**EXERCISE OBJECTIVE**
Write out the records below from the first line through the line containing "from matplotlib.ticker import MultipleLocator", leaving out any pictures.

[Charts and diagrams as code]
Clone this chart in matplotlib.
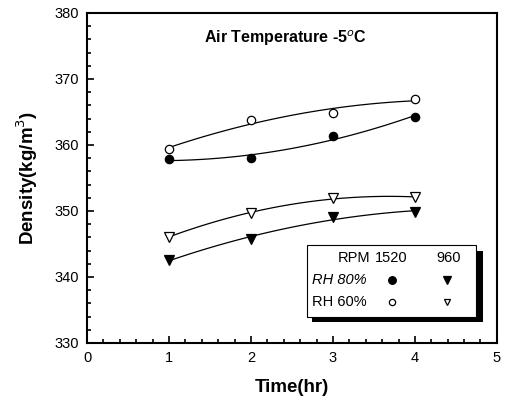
import matplotlib
matplotlib.use("Agg")
import matplotlib.pyplot as plt
import numpy as np
from matplotlib.patches import Rectangle
from matplotlib.ticker import MultipleLocator

plt.rcParams['font.family'] = ['Liberation Sans', 'DejaVu Sans']

# time (hr)
time_hr = [1, 2, 3, 4]
# density (kg/m3)
rh80_1520 = [357.8, 358.0, 361.3, 364.3]
rh60_1520 = [359.4, 363.8, 364.9, 366.9]
rh80_960 = [342.6, 345.7, 349.1, 349.9]
rh60_960 = [346.1, 349.7, 351.9, 352.1]

series = [
    (rh80_1520, 'o', 'black', 6),
    (rh60_1520, 'o', 'white', 6),
    (rh80_960, 'v', 'black', 6.5),
    (rh60_960, 'v', 'white', 6.5),
]

fig = plt.figure(figsize=(5.06, 4.04), dpi=100)
ax = fig.add_axes([0.172, 0.151, 0.810, 0.817])

x = np.array(time_hr, dtype=float)
xs = np.linspace(1, 4, 100)
for vals, mk, fc, ms in series:
    # smooth fitted curve like the original
    coef = np.polyfit(x, vals, 2)
    ax.plot(xs, np.polyval(coef, xs), color='black', lw=0.9, zorder=2)
    ax.plot(x, vals, ls='none', marker=mk, ms=ms, mfc=fc, mec='black', mew=0.9, zorder=3)

ax.set_xlim(0, 5)
ax.set_ylim(330, 380)
ax.xaxis.set_major_locator(MultipleLocator(1))
ax.xaxis.set_minor_locator(MultipleLocator(0.2))
ax.yaxis.set_major_locator(MultipleLocator(10))
ax.yaxis.set_minor_locator(MultipleLocator(2))
ax.tick_params(which='both', direction='in', top=False, right=False, labelsize=10.5, width=1.2)
ax.tick_params(which='major', length=5, pad=6)
ax.tick_params(which='minor', length=3)
for s in ax.spines.values():
    s.set_linewidth(1.5)

ax.set_xlabel('Time(hr)', fontsize=13.5, fontweight='bold', labelpad=10)
ax.set_ylabel('Density(kg/m$^3$)', fontsize=13.5, fontweight='bold', labelpad=10)

ax.text(2.42, 376.2, 'Air Temperature -5$^o$C', fontsize=11.5, fontweight='bold',
        ha='center', va='center')

# legend drawn as a small table with a shadow
tr = fig.transFigure
W, H = 506, 404
def fx(px):
    return px / W
def fy(py):
    return 1 - py / H

fig.patches.append(Rectangle((fx(312), fy(322)), fx(483) - fx(312), fy(251) - fy(322),
                             transform=tr, fc='black', ec='none', zorder=4))
fig.patches.append(Rectangle((fx(307), fy(317)), fx(476) - fx(307), fy(245) - fy(317),
                             transform=tr, fc='white', ec='black', lw=0.8, zorder=5))

fs = 10.5
fig.text(fx(370), fy(258), 'RPM', fontsize=fs, ha='right', va='center', zorder=6)
fig.text(fx(391), fy(258), '1520', fontsize=fs, ha='center', va='center', zorder=6)
fig.text(fx(449), fy(258), '960', fontsize=fs, ha='center', va='center', zorder=6)
fig.text(fx(312), fy(280), 'RH 80%', fontsize=fs, style='italic', ha='left', va='center', zorder=6)
fig.text(fx(312), fy(302), 'RH 60%', fontsize=fs, ha='left', va='center', zorder=6)

legend_rows = [(280, 'black'), (302, 'white')]
for py, fc in legend_rows:
    fig.lines.append(plt.Line2D([fx(392)], [fy(py)], marker='o', ms=5.5 if fc == 'black' else 4.5,
                                mfc=fc, mec='black', mew=0.9, transform=tr, zorder=6))
    fig.lines.append(plt.Line2D([fx(447)], [fy(py)], marker='v', ms=6 if fc == 'black' else 5,
                                mfc=fc, mec='black', mew=0.9, transform=tr, zorder=6))

fig.savefig('out.png', dpi=100)
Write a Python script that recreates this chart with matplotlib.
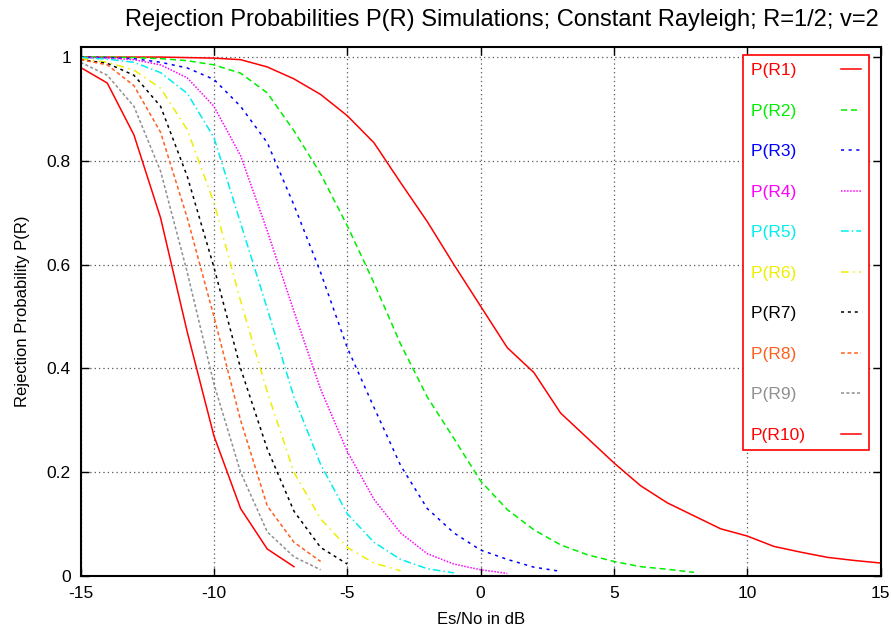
# Rejection probabilities P(R) vs Es/No (gnuplot-style chart, recreated)
import numpy as np
import matplotlib
matplotlib.use("Agg")
import matplotlib.pyplot as plt
from matplotlib.ticker import FuncFormatter

plt.rcParams["font.family"] = ["Liberation Sans", "DejaVu Sans"]
plt.rcParams["axes.unicode_minus"] = False

# ------------------------------------------------------------
# Data
# ------------------------------------------------------------
snr_r1 = list(range(-15, 16))
p_r1 = [1.0, 1.0, 1.0, 1.0, 0.999, 0.998, 0.995, 0.981, 0.958, 0.928, 0.887,
        0.835, 0.758, 0.683, 0.6, 0.52, 0.44, 0.392, 0.314, 0.266, 0.218,
        0.174, 0.141, 0.116, 0.091, 0.077, 0.057, 0.046, 0.036, 0.03, 0.025]

snr_r2 = list(range(-15, 9))
p_r2 = [1.0, 1.0, 0.999, 0.997, 0.993, 0.985, 0.969, 0.931, 0.858, 0.775,
        0.675, 0.565, 0.447, 0.345, 0.265, 0.183, 0.128, 0.089, 0.06, 0.041,
        0.028, 0.018, 0.013, 0.007]

snr_r3 = list(range(-15, 4))
p_r3 = [1.0, 0.999, 0.997, 0.99, 0.979, 0.957, 0.905, 0.835, 0.715, 0.585,
        0.44, 0.325, 0.213, 0.13, 0.083, 0.05, 0.032, 0.017, 0.009]

snr_r4 = list(range(-15, 2))
p_r4 = [0.999, 0.998, 0.995, 0.985, 0.96, 0.905, 0.81, 0.665, 0.51, 0.36,
        0.24, 0.148, 0.083, 0.043, 0.023, 0.012, 0.005]

snr_r5 = list(range(-15, 0))
p_r5 = [0.999, 0.996, 0.99, 0.97, 0.93, 0.845, 0.68, 0.515, 0.345, 0.215,
        0.12, 0.065, 0.032, 0.014, 0.006]

snr_r6 = list(range(-15, -2))
p_r6 = [0.997, 0.99, 0.975, 0.94, 0.86, 0.72, 0.53, 0.355, 0.2, 0.11,
        0.055, 0.025, 0.01]

snr_r7 = list(range(-15, -4))
p_r7 = [0.995, 0.988, 0.965, 0.905, 0.77, 0.595, 0.4, 0.245, 0.125, 0.055, 0.023]

snr_r8 = list(range(-15, -5))
p_r8 = [0.995, 0.985, 0.945, 0.855, 0.69, 0.5, 0.3, 0.135, 0.065, 0.028]

snr_r9 = list(range(-15, -5))
p_r9 = [0.99, 0.965, 0.905, 0.78, 0.585, 0.37, 0.2, 0.085, 0.037, 0.012]

snr_r10 = list(range(-15, -6))
p_r10 = [0.98, 0.95, 0.85, 0.69, 0.47, 0.27, 0.13, 0.052, 0.018]

labels = ["P(R1)", "P(R2)", "P(R3)", "P(R4)", "P(R5)",
          "P(R6)", "P(R7)", "P(R8)", "P(R9)", "P(R10)"]

x_ticks = [-15, -10, -5, 0, 5, 10, 15]
y_ticks = [0, 0.2, 0.4, 0.6, 0.8, 1.0]

# ------------------------------------------------------------
# Styles
# ------------------------------------------------------------
colors = ["#ff0000", "#00ee00", "#0000ff", "#ff00ff", "#00eeee",
          "#eeee00", "#000000", "#ff6020", "#909090", "#ff0000"]
styles = ["-", (0, (4, 2.5)), (0, (2, 3)), (0, (1, 1)), (0, (5, 2, 1, 2)),
          (0, (5, 3, 1, 3)), (0, (2, 2.5)), (0, (2.5, 1.8)), (0, (2, 1.5)), "-"]

series = [(snr_r1, p_r1), (snr_r2, p_r2), (snr_r3, p_r3), (snr_r4, p_r4),
          (snr_r5, p_r5), (snr_r6, p_r6), (snr_r7, p_r7), (snr_r8, p_r8),
          (snr_r9, p_r9), (snr_r10, p_r10)]

# pad the one-digit labels with a figure space so the legend texts line up left
longest = max(len(s) for s in labels)
legend_labels = [s + "\u2007" * (longest - len(s)) for s in labels]

# ------------------------------------------------------------
# Figure
# ------------------------------------------------------------
fig = plt.figure(figsize=(8.91, 6.33), dpi=100)
ax = fig.add_axes([80.6 / 891, (633 - 576) / 633, 800 / 891, 529.3 / 633])

for (x, y), lab, col, ls in zip(series, legend_labels, colors, styles):
    ax.plot(x, y, color=col, linestyle=ls, linewidth=1.1, label=lab)

ax.set_xlim(-15, 15)
ax.set_ylim(0, 1.02)
ax.set_xticks(x_ticks)
ax.set_yticks(y_ticks)
ax.yaxis.set_major_formatter(FuncFormatter(lambda v, _: f"{v:g}"))
ax.tick_params(direction="in", length=6, width=1, labelsize=12.5,
               top=True, right=True, pad=7)
for sp in ax.spines.values():
    sp.set_linewidth(1.5)

ax.grid(True, color="#555555", linestyle=(0, (1, 2.5)), linewidth=0.9)

ax.set_title("Rejection Probabilities P(R) Simulations; Constant Rayleigh; R=1/2; v=2",
             fontsize=17.0, pad=15, x=0.526)
ax.set_xlabel("Es/No in dB", fontsize=12, labelpad=8)
ax.set_ylabel("Rejection Probability P(R)", fontsize=12, labelpad=12)

leg = ax.legend(loc="upper left", bbox_to_anchor=(0.828, 0.984),
                borderaxespad=0, markerfirst=False, labelcolor="linecolor",
                fontsize=12.5, handlelength=1.2, handletextpad=2.0,
                labelspacing=1.46, borderpad=0.45, fancybox=False,
                framealpha=1, edgecolor="#ff0000")
leg.get_frame().set_linewidth(1.2)

fig.savefig("out.png", dpi=100)
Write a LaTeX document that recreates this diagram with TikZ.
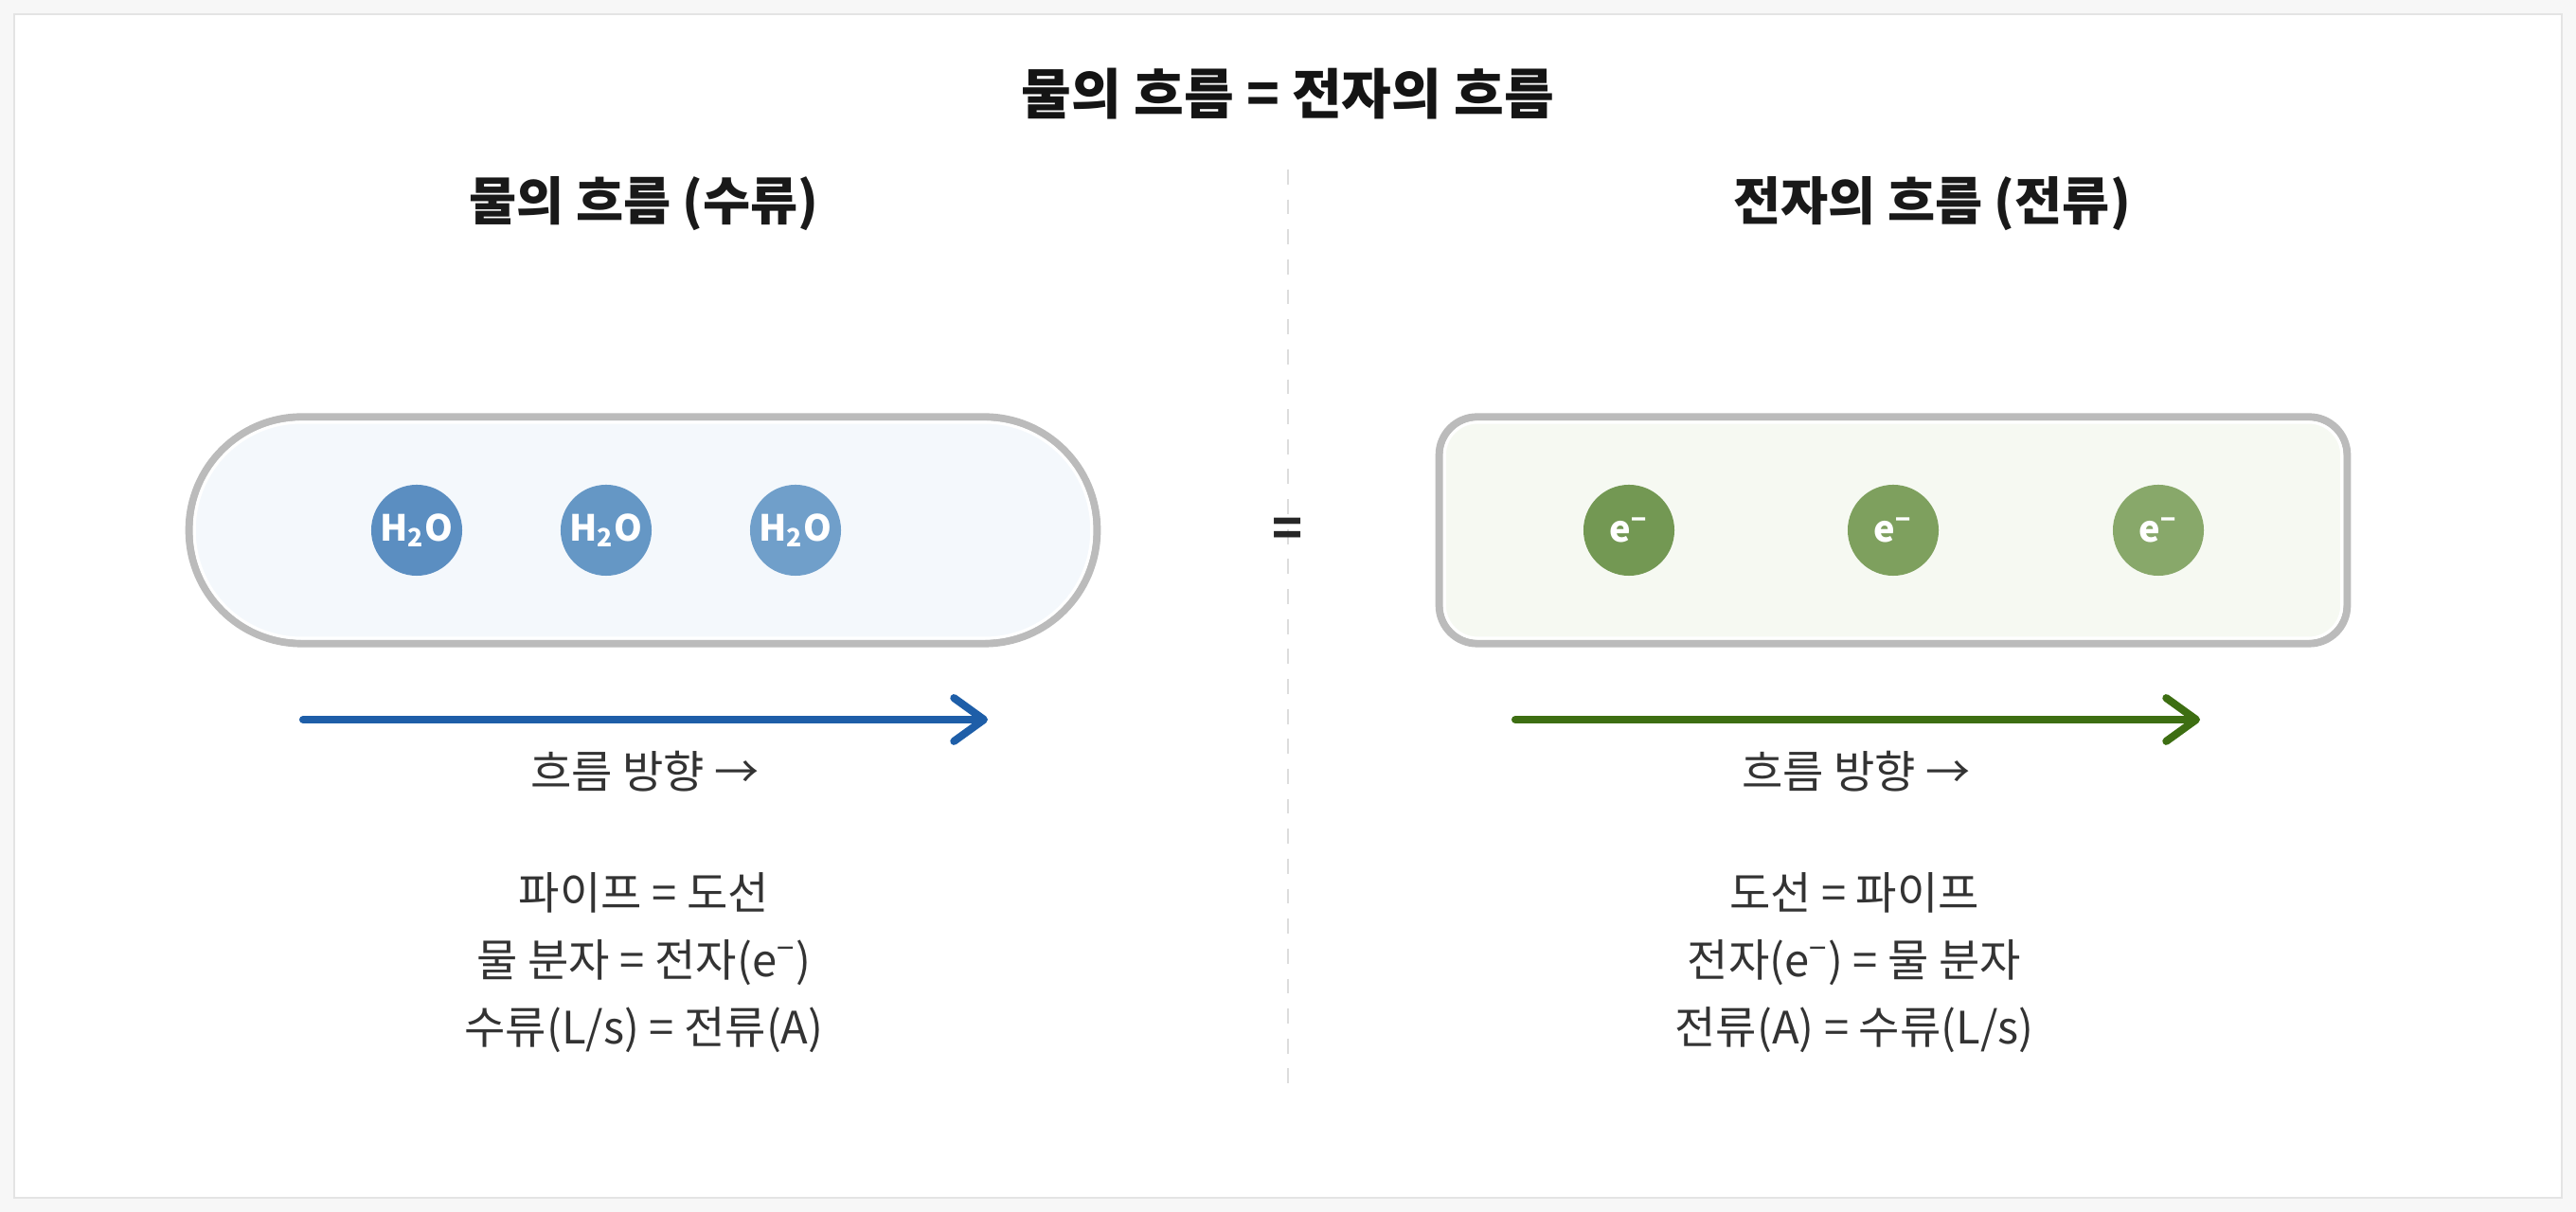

**ANSWER TO THE TASK**
Clone this chart in matplotlib.
import matplotlib
matplotlib.use("Agg")
import matplotlib.pyplot as plt
import numpy as np
from matplotlib.patches import Rectangle
from matplotlib.ticker import MultipleLocator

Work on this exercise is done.